Just won a Maf-T V2.01 on Ebay for $135 in North Wales :) Hoping to go pick it up tonight or early tomorrow morning. Saves me $10 for shipping :)

If it turns out to be the turbo seals, I'm probably going to just buy a new turbo. It has an Ebay turbo on it I believe, and I saw a real MHI 16g in the classifieds here on the forum for $325 shipped. Gonna offer him about a grand, but I won't go higher than 1200 on it most likely... Still needs rear pads/rotors, plugs and wires, and half a dozen other small (but somewhat pricey) repairs to pass inspection...

Woot! just got an SAFC II for $50 used, with all the stuff included (wiring harness, user manual, original box, etc).

Now its time to learn how to tune with it :yikes:
 
Just a quick update, and I could use you guys' opinions:

Went to check the car out more thoroughly today. Ran a compression test. 140 across the board, leak down test results in 180. I'm thinking its time for a refresh on the motor (AFAIK, service point on compression is 142). Still no oil in coolant and vice versa. Any thoughts?

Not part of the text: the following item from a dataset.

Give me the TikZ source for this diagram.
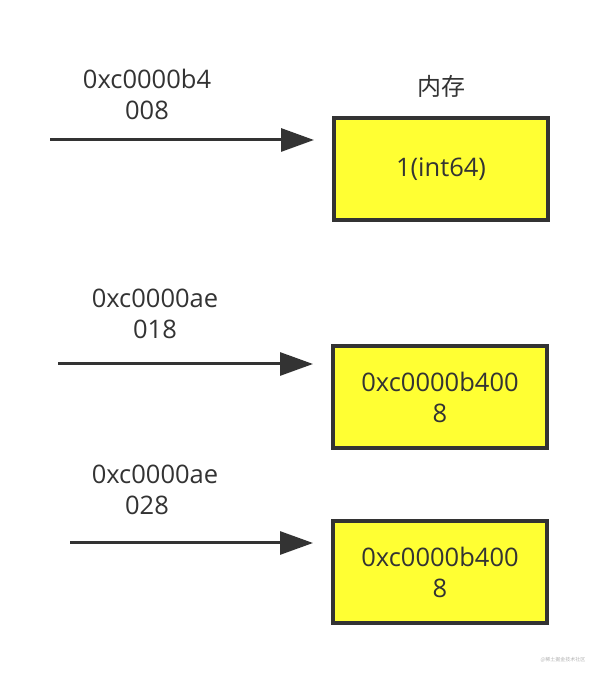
\documentclass[tikz,border=0pt]{standalone}
\usepackage{fontspec}
\setmainfont{Open Sans}
\newfontfamily\cjk{Noto Sans CJK SC}
\usepackage{tikz}
\usetikzlibrary{arrows.meta, positioning}
\definecolor{memyellow}{RGB}{255,255,51}
\definecolor{inkgray}{RGB}{51,51,51}
\tikzstyle{membox} = [rectangle, fill=memyellow, draw=inkgray, line width=4pt,
minimum width=214pt, minimum height=102pt, inner sep=0pt,
align=center, text=inkgray, font=\fontsize{25.5}{31}\selectfont]
\tikzstyle{addr} = [align=center, text=inkgray, inner sep=0pt,
font=\fontsize{25.5}{31}\selectfont]
\tikzstyle{arrow} = [-{Triangle[length=33pt, width=23pt]}, line width=3pt,
draw=inkgray, shorten >=18pt]

\begin{document}
\begin{tikzpicture}[x=1pt, y=1pt]
    \useasboundingbox (0,0) rectangle (600,676);
    \node (mem1) [membox] at (441,507) {1(int64)};
    \node (mem2) [membox] at (440,279) {0xc0000b400\\8};
    \node (mem3) [membox] at (440,104) {0xc0000b400\\8};
    \node (title) [text=inkgray, font=\cjk\fontsize{24}{28}\selectfont] at (441,590) {内存};

    \coordinate (src1) at (50,536);
    \coordinate (src2) at (58,312);
    \coordinate (src3) at (70,133);
    \node (addr1) [addr] at (147,582) {0xc0000b4\\008};
    \node (addr2) [addr] at (155,362) {0xc0000ae\\018};
    \node (addr3) [addr] at (155,186) {0xc0000ae\\028\hspace*{16pt}};

    \draw[arrow] (src1) -- (mem1.west |- src1);
    \draw[arrow] (src2) -- (mem2.west |- src2);
    \draw[arrow] (src3) -- (mem3.west |- src3);

    \node (mark) [text=gray!60, font=\cjk\fontsize{5}{6}\selectfont] at (563,16) {@稀土掘金技术社区};
\end{tikzpicture}
\end{document}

Turbo has shaft play. Car is still smoking, but its more oily smoke. Heavy blue cloud. Leaning towards turbo seals being shot, as you all suggested. Its either a VERY good knockoff, or an actual 16g. Had TD05H cast into the side of the housing, but nothing else (no serial number tag that I saw).

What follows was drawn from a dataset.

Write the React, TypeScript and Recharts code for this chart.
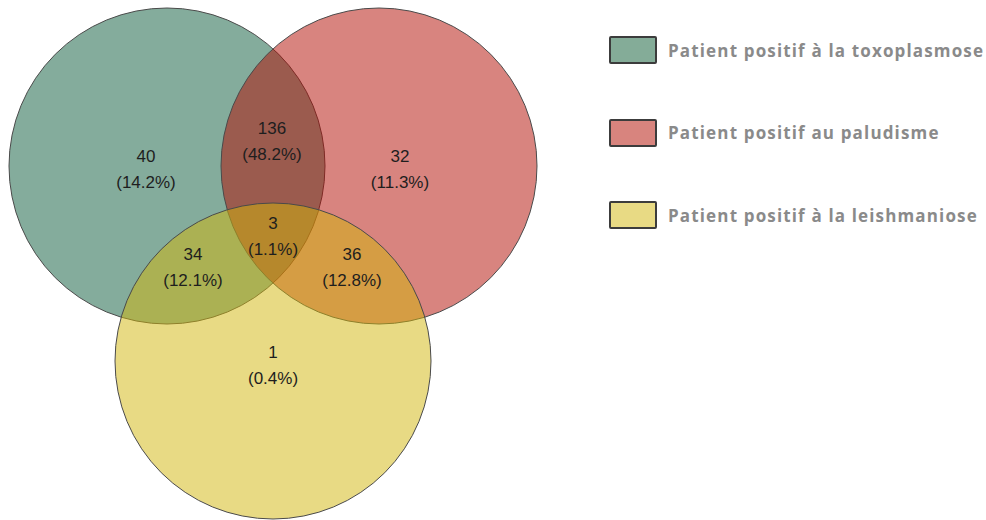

Fuel trims are 226 low, 164 mid, and 164 high via Palm'n'Stein. Running 36ish on the AFR via palm'n'stein. Pig rich :( Any ideas?

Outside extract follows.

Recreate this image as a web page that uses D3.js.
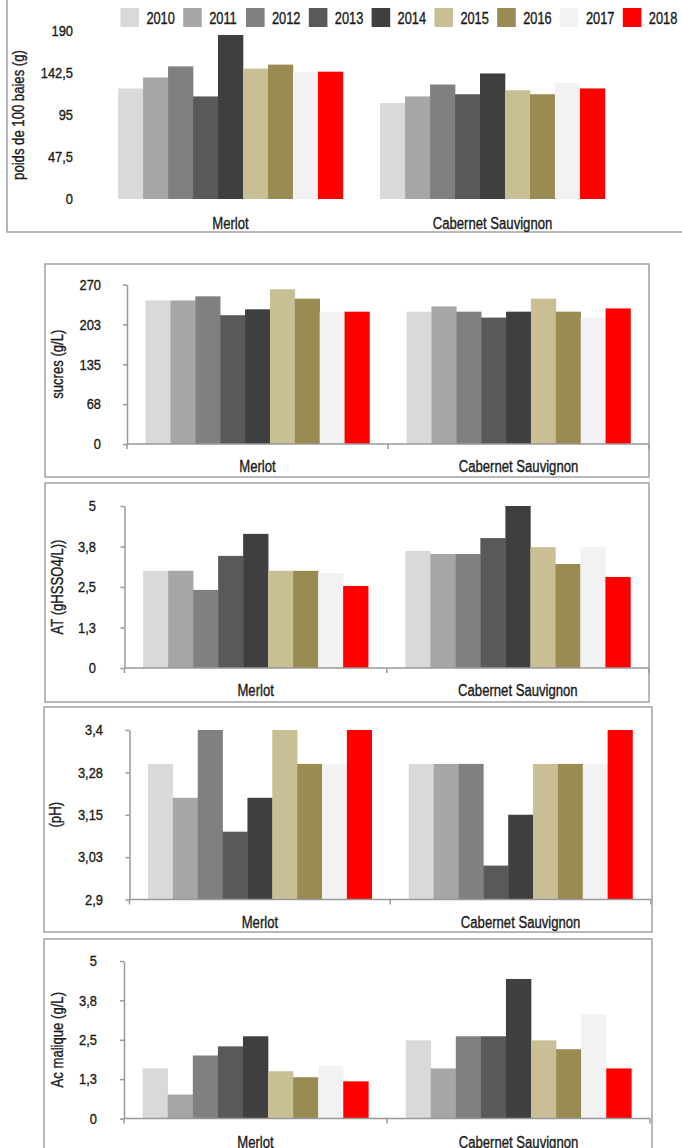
<!DOCTYPE html>
<html>
<head>
<meta charset="utf-8">
<script src="https://cdn.jsdelivr.net/npm/d3@7"></script>
<style>
  body { margin: 0; background: #fff; }
  svg { display: block; font-family: "Liberation Sans", Arial, sans-serif; }
</style>
</head>
<body>
<svg id="chart"></svg>
<script>
const years = ["2010", "2011", "2012", "2013", "2014", "2015", "2016", "2017", "2018"];
const cepages = ["Merlot", "Cabernet Sauvignon"];
const yearColors = ["#d9d9d9", "#a6a6a6", "#808080", "#595959", "#3f3f3f", "#c8bf94", "#9a8b52", "#f2f2f2", "#ff0000"];

// poids de 100 baies (g)
const poidsMerlot = [125, 137.5, 150, 116, 185.5, 147.5, 152, 144, 144];
const poidsCabernet = [108.5, 116, 129.5, 118.5, 142, 123, 118.5, 131, 125];
const poidsTicks = [0, 47.5, 95, 142.5, 190];
const poidsTickLabels = ["0", "47,5", "95", "142,5", "190"];

// sucres (g/L)
const sucresMerlot = [243, 243, 250, 218, 228, 262, 246, 224, 224];
const sucresCabernet = [224, 233, 224, 214, 224, 246, 224, 214, 229.5];
const sucresTicks = [0, 67.5, 135, 202.5, 270];
const sucresTickLabels = ["0", "68", "135", "203", "270"];

// AT
const atMerlot = [3.0, 3.0, 2.41, 3.46, 4.14, 3.0, 3.0, 2.93, 2.53];
const atCabernet = [3.61, 3.52, 3.52, 4.01, 5.0, 3.73, 3.21, 3.73, 2.81];
const atTicks = [0, 1.25, 2.5, 3.75, 5];
const atTickLabels = ["0", "1,3", "2,5", "3,8", "5"];

// pH
const phMerlot = [3.3, 3.2, 3.4, 3.1, 3.2, 3.4, 3.3, 3.3, 3.4];
const phCabernet = [3.3, 3.3, 3.3, 3.0, 3.15, 3.3, 3.3, 3.3, 3.4];
const phTicks = [2.9, 3.025, 3.15, 3.275, 3.4];
const phTickLabels = ["2,9", "3,03", "3,15", "3,28", "3,4"];

// acide malique (g/L)
const maliqueMerlot = [1.59, 0.76, 2.0, 2.29, 2.61, 1.5, 1.31, 1.66, 1.18];
const maliqueCabernet = [2.48, 1.59, 2.61, 2.61, 4.43, 2.48, 2.2, 3.31, 1.59];
const maliqueTicks = [0, 1.25, 2.5, 3.75, 5];
const maliqueTickLabels = ["0", "1,3", "2,5", "3,8", "5"];

const W = 682, H = 1148;
const svg = d3.select("#chart").attr("width", W).attr("height", H);

// layout of each panel (pixels)
const panels = [
  { title: "poids de 100 baies (g)", vals: [poidsMerlot, poidsCabernet], ticks: poidsTicks, labels: poidsTickLabels,
    frame: [7, -5, 720, 232], xr: [99.5, 623.5], yr: [199, 31], axes: false, labelX: 73, titleX: 19, catY: 224 },
  { title: "sucres (g/L)", vals: [sucresMerlot, sucresCabernet], ticks: sucresTicks, labels: sucresTickLabels,
    frame: [45, 264, 649, 477], xr: [127, 649], yr: [444, 284.5], axes: true, labelX: 101, titleX: 58, catY: 467 },
  { title: "AT (gHSSO4/L))", vals: [atMerlot, atCabernet], ticks: atTicks, labels: atTickLabels,
    frame: [45, 483, 649, 702], xr: [124.5, 649], yr: [668, 506], axes: true, labelX: 96, titleX: 58, catY: 691 },
  { title: "(pH)", vals: [phMerlot, phCabernet], ticks: phTicks, labels: phTickLabels,
    frame: [44, 707, 652, 932], xr: [129.5, 651], yr: [899.5, 730], axes: true, labelX: 103, titleX: 56, catY: 923 },
  { title: "Ac malique (g/L)", vals: [maliqueMerlot, maliqueCabernet], ticks: maliqueTicks, labels: maliqueTickLabels,
    frame: [44, 939, 652, 1200], xr: [124, 650], yr: [1118.5, 961], axes: true, labelX: 97, titleX: 58, catY: 1143 }
];

const txt = "#1a1a1a";
const gridCol = "#999";

// condensed text: regular font squeezed horizontally
function label(parent, x, y, s, size, anchor, sx, rot) {
  return parent.append("text")
    .attr("transform", `translate(${x},${y})${rot ? " rotate(" + rot + ")" : ""} scale(${sx},1)`)
    .attr("text-anchor", anchor)
    .attr("dominant-baseline", "central")
    .attr("font-size", size)
    .attr("fill", txt)
    .attr("stroke", txt)
    .attr("stroke-width", 0.35)
    .text(s);
}

panels.forEach(p => {
  const [fx0, fy0, fx1, fy1] = p.frame;
  svg.append("rect")
    .attr("x", fx0).attr("y", fy0)
    .attr("width", fx1 - fx0).attr("height", fy1 - fy0)
    .attr("fill", "none").attr("stroke", "#a0a0a0").attr("stroke-width", 1.5);

  const x = d3.scaleBand().domain(cepages).range(p.xr).paddingInner(0.142).paddingOuter(0.071);
  const xs = d3.scaleBand().domain(years).range([0, x.bandwidth()]);
  const y = d3.scaleLinear().domain([p.ticks[0], p.ticks[p.ticks.length - 1]]).range(p.yr);

  // bars
  cepages.forEach((c, ci) => {
    svg.append("g")
      .attr("transform", `translate(${x(c)},0)`)
      .selectAll("rect")
      .data(p.vals[ci])
      .join("rect")
      .attr("x", (d, i) => xs(years[i]))
      .attr("width", xs.bandwidth() + 0.3)
      .attr("y", d => y(d))
      .attr("height", d => y(p.ticks[0]) - y(d))
      .attr("fill", (d, i) => yearColors[i]);
  });

  // y axis
  if (p.axes) {
    const ya = svg.append("g")
      .attr("transform", `translate(${p.xr[0]},0)`)
      .call(d3.axisLeft(y).tickValues(p.ticks).tickFormat("").tickSize(4).tickSizeOuter(0));
    ya.select(".domain").attr("stroke", gridCol).attr("stroke-width", 1.5);
    ya.selectAll(".tick line").attr("stroke", gridCol).attr("stroke-width", 1.5);
  }
  const tg = svg.append("g");
  p.ticks.forEach((t, i) => label(tg, p.labelX, y(t), p.labels[i], 15, "end", 0.86));

  // x axis with ticks between categories
  if (p.axes) {
    const base = y(p.ticks[0]);
    svg.append("line")
      .attr("x1", p.xr[0]).attr("x2", p.xr[1])
      .attr("y1", base).attr("y2", base)
      .attr("stroke", gridCol).attr("stroke-width", 1.5);
    svg.append("g").selectAll("line")
      .data(d3.range(cepages.length + 1))
      .join("line")
      .attr("x1", i => p.xr[0] + i * x.step())
      .attr("x2", i => p.xr[0] + i * x.step())
      .attr("y1", base).attr("y2", base + 5)
      .attr("stroke", gridCol).attr("stroke-width", 1.5);
  }

  // category labels
  const cg = svg.append("g");
  cepages.forEach(c => label(cg, x(c) + x.bandwidth() / 2, p.catY, c, 16, "middle", 0.82));

  // y title
  label(svg, p.titleX, (p.yr[0] + p.yr[1]) / 2, p.title, 16, "middle", 0.82, -90);
});

// legend (top panel)
const legend = svg.append("g").selectAll("g")
  .data(years)
  .join("g")
  .attr("transform", (d, i) => `translate(${120.4 + i * 62.8},8)`);
legend.append("rect")
  .attr("width", 18.6).attr("height", 19)
  .attr("fill", (d, i) => yearColors[i]);
legend.each(function (d) { label(d3.select(this), 26, 10, d, 16, "start", 0.8); });
</script>
</body>
</html>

Made an offer of $950. He's going to get back to me this weekend and let me know, but I doubt he is going to take it. Was I right in offering that much do you guys think? I see about 2k worth of parts and labor that still needs done with it, and about 500 or so just to get it semi reliable (running low boost til I get the exhaust done). I'm thinking it was a fair offer.
 
Tuning get a wideband and a datalogger if you dont already, my car ran with t he maft but no way to tune it until i got the datalogger and palm.
 
I have a datalogger already. Picked one up from Eric over at 1glink.com. Also have an SAFC II that I picked up yesterday, and am hoping to be able to go and get the MAF translator I just won yesterday on ebay here in the next few days. I figure I'll use the MAF-T to get a good base tune on the car so I can at least drive it back home, then I have someone local that is willing to help me fine tune it using the SAFC.
 
you can install the maft and run just fine like any other car without a tune. safc for fine tuning but i never got into that thing the maft worked out fine, datalogger is a awesome for me, and the wideband is a must for turbocharged cars. When you tune its for knock, less is better whats when it comes in handy. wideband and a way to tune the air fuel mixture, so you dont run lean. I did my car ass backwards, now im good.
 
Wideband is a planned upgrade when I do the exhaust in the spring, IF I get the car that is. The owner prior to the current one did things ass backwards and slapped a turbo on first chance he got, without upgrading anything else (besides UICP and BOV) it seems. Current owner put in the Dejon piping, large FMIC, 4 row (?) aluminum radiator, Faze boost gauge, and most of the other correct mods.

First thing I plan on doing with the car if I get it is to hook up the aftermarket fans that came with it. Then its a new turbo, followed by gas gauge repair and a basic MAFT tune. Then from there its just a matter of tune up items (plugs, wires) and the other maintenence items that need done (rear pads/rotors, etc).